In July, a committee of faculty and staff from across campus selected 10 semifinalists:
- “Constellations” by Future Cities Lab in San Francisco
- “Moon Pod” by Craig Colorusso of Arkansas
- “Life in the Sea Grass” by Casto Solano of Spain
- “Light Guardians” by Skunk Control, an independent team of artists in Australia
- “NanoPrismatic Pavilion” by the New Media Public Art Collective in Arizona
- “Steam Beacon, Embracing the Sun” by Ray King of Philadelphia
- “Steam Theory” by Daniel Caven of Chicago
- “Bubble Ash” by Mirek Struzik of Poland
- “Interweaving Futures” by Hypersonic, a design studio based in New York City
- “Break and Through” by Xiaohan Li of Rhode Island
At an art exhibition, held in September at the Voices of Pensacola Multicultural Center, UWF and Pensacola communities were able to learn more about each of these proposals and see poster presentations of the designs.
This month, the committee selected the finalists, with the goal of the sculptures being installed by the end of April 2019. The two chosen sculptures are "Constellations" by Future Cities Lab and "Interweaving Futures" by Hypersonic. These awarded artists will be on campus for installation and will participate in public programming, interaction with students and professional development and networking for students and faculty.
“Constellations” by Future Cities Lab in San Francisco is one of the selected finalists. “Constellations” is an iconic sculpture that merges digital craft and cutting-edge fabrication with data visualizations of abstract phenomena found in nature at a variety of scales. The concept is to create a visual marker that acts as a portal into an invisible world of dynamic visual poetry inspired by ideas of science, art and technology.
Inspired by early studies and translations of animal locomotion using chronophotography and planetary motion simulations, “Constellations” uses geometry, light and shadow to create a meditative internal space that at night becomes a playful illuminated sculpture displaying constellations of motion. Never the same - always in flux.
The second chosen finalist is “Interweaving Futures” by Hypersonic, a design studio based in New York City. “Interweaving Futures” is inspired by Pensacola’s longleaf pine ecosystem and contemplates the conditions under which ideas are sparked, proliferate, take root and grow.
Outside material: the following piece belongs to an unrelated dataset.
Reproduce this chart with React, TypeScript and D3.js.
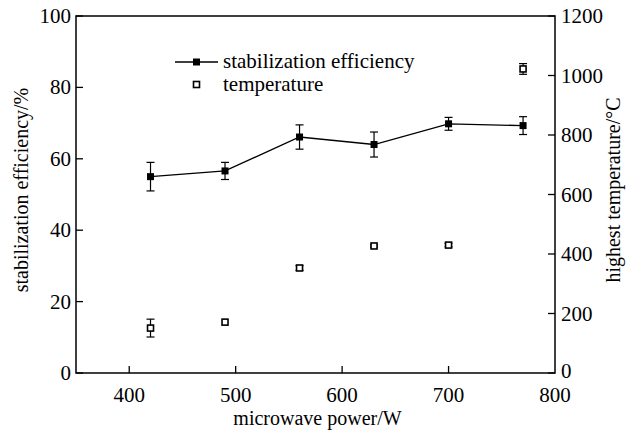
import React from "react";
import * as d3 from "d3";

const power = [420, 490, 560, 630, 700, 770];
const efficiency = [55.0, 56.6, 66.1, 64.0, 69.8, 69.3];
const efficiencyErr = [4.0, 2.4, 3.4, 3.5, 1.8, 2.5];
const temperature = [151, 171, 353, 427, 430, 1022];
const temperatureErr = [30, 0, 8, 4, 6, 18];
const xTicks = [400, 500, 600, 700, 800];
const yLeftTicks = [0, 20, 40, 60, 80, 100];
const yRightTicks = [0, 200, 400, 600, 800, 1000, 1200];

export default function App() {
  const W = 629, H = 437;
  const L = 76, R = 555, T = 16, B = 373;
  const x = d3.scaleLinear().domain([350, 800]).range([L, R]);
  const yL = d3.scaleLinear().domain([0, 100]).range([B, T]);
  const yR = d3.scaleLinear().domain([0, 1200]).range([B, T]);
  const font = "'Liberation Serif', 'Times New Roman', serif";
  const fs = 21;
  const fsTitle = 20;
  const tick = 7;
  const line = d3.line<number>().x((_, i) => x(power[i])).y((d) => yL(d));
  const cap = 4;
  const ms = 7;

  return (
    <svg width={W} height={H} style={{ position: "absolute", left: 0, top: 0, background: "#fff" }} fontFamily={font}>
      <rect x={0} y={0} width={W} height={H} fill="#fff" />
      {/* frame */}
      <rect x={L} y={T} width={R - L} height={B - T} fill="none" stroke="#000" strokeWidth={1.5} />
      {/* x ticks */}
      {xTicks.map((t) => (
        <g key={"x" + t}>
          {x(t) < R - 1 && <line x1={x(t)} x2={x(t)} y1={B} y2={B - tick} stroke="#000" strokeWidth={1.3} />}
          <text x={x(t)} y={402} textAnchor="middle" fontSize={fs}>{t}</text>
        </g>
      ))}
      {/* left ticks */}
      {yLeftTicks.map((t) => (
        <g key={"yl" + t}>
          <line x1={L} x2={L + tick} y1={yL(t)} y2={yL(t)} stroke="#000" strokeWidth={1.3} />
          <text x={L - 5} y={yL(t) + 7} textAnchor="end" fontSize={fs}>{t}</text>
        </g>
      ))}
      {/* right ticks */}
      {yRightTicks.map((t) => (
        <g key={"yr" + t}>
          <line x1={R} x2={R - tick} y1={yR(t)} y2={yR(t)} stroke="#000" strokeWidth={1.3} />
          <text x={R + 6} y={yR(t) + (t === 0 ? 5 : 7)} textAnchor="start" fontSize={fs}>{t}</text>
        </g>
      ))}
      {/* axis labels */}
      <text x={(L + R) / 2 + 2} y={425} textAnchor="middle" fontSize={fsTitle}>microwave power/W</text>
      <text transform={`translate(28, 190) rotate(-90)`} textAnchor="middle" fontSize={fsTitle}>stabilization efficiency/%</text>
      <text transform={`translate(620, 190) rotate(-90)`} textAnchor="middle" fontSize={fsTitle}>highest temperature/°C</text>

      {/* efficiency line */}
      <path d={line(efficiency) || ""} fill="none" stroke="#000" strokeWidth={1.3} />
      {efficiency.map((v, i) => {
        const cx = x(power[i]);
        const y1 = yL(v + efficiencyErr[i]);
        const y2 = yL(v - efficiencyErr[i]);
        return (
          <g key={"e" + i}>
            <line x1={cx} x2={cx} y1={y1} y2={y2} stroke="#000" strokeWidth={1.2} />
            <line x1={cx - cap} x2={cx + cap} y1={y1} y2={y1} stroke="#000" strokeWidth={1.2} />
            <line x1={cx - cap} x2={cx + cap} y1={y2} y2={y2} stroke="#000" strokeWidth={1.2} />
            <rect x={cx - ms / 2} y={yL(v) - ms / 2} width={ms} height={ms} fill="#000" />
          </g>
        );
      })}
      {/* temperature points */}
      {temperature.map((v, i) => {
        const cx = x(power[i]);
        const e = temperatureErr[i];
        const y1 = yR(v + e);
        const y2 = yR(v - e);
        return (
          <g key={"t" + i}>
            {e > 0 && (
              <>
                <line x1={cx} x2={cx} y1={y1} y2={y2} stroke="#000" strokeWidth={1.2} />
                <line x1={cx - cap} x2={cx + cap} y1={y1} y2={y1} stroke="#000" strokeWidth={1.2} />
                <line x1={cx - cap} x2={cx + cap} y1={y2} y2={y2} stroke="#000" strokeWidth={1.2} />
              </>
            )}
            <rect x={cx - 3} y={yR(v) - 3} width={6} height={6} fill="#fff" stroke="#000" strokeWidth={1.6} />
          </g>
        );
      })}

      {/* legend */}
      <line x1={175} x2={218} y1={62} y2={62} stroke="#000" strokeWidth={1.3} />
      <rect x={196.5 - ms / 2} y={62 - ms / 2} width={ms} height={ms} fill="#000" />
      <text x={223} y={68} fontSize={fs}>stabilization efficiency</text>
      <rect x={196.5 - 3} y={84.5 - 3} width={6} height={6} fill="#fff" stroke="#000" strokeWidth={1.6} />
      <text x={223} y={91} fontSize={fs}>temperature</text>
    </svg>
  );
}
From the pine cone’s complex geometry, the sculpture is inspired by a single golden spiral, along which two interweaving sculptural forms will oscillate.
At night, the two systems dance around one another via student-designed LED light displays. These light animations are meant to pay tribute to the fire-adapted landscape, essentially creating a calming and reflective “campfire” where students and faculty of all disciplines might meet and intermingle.
I simply cannot wait until this spring when I will get to walk across campus and admire what will be beautiful pieces of art. The installations will become iconic parts of UWF’s campus – and permanent reminders that when art and design meet science and technology, we can discover new ways of seeing the world, making it better.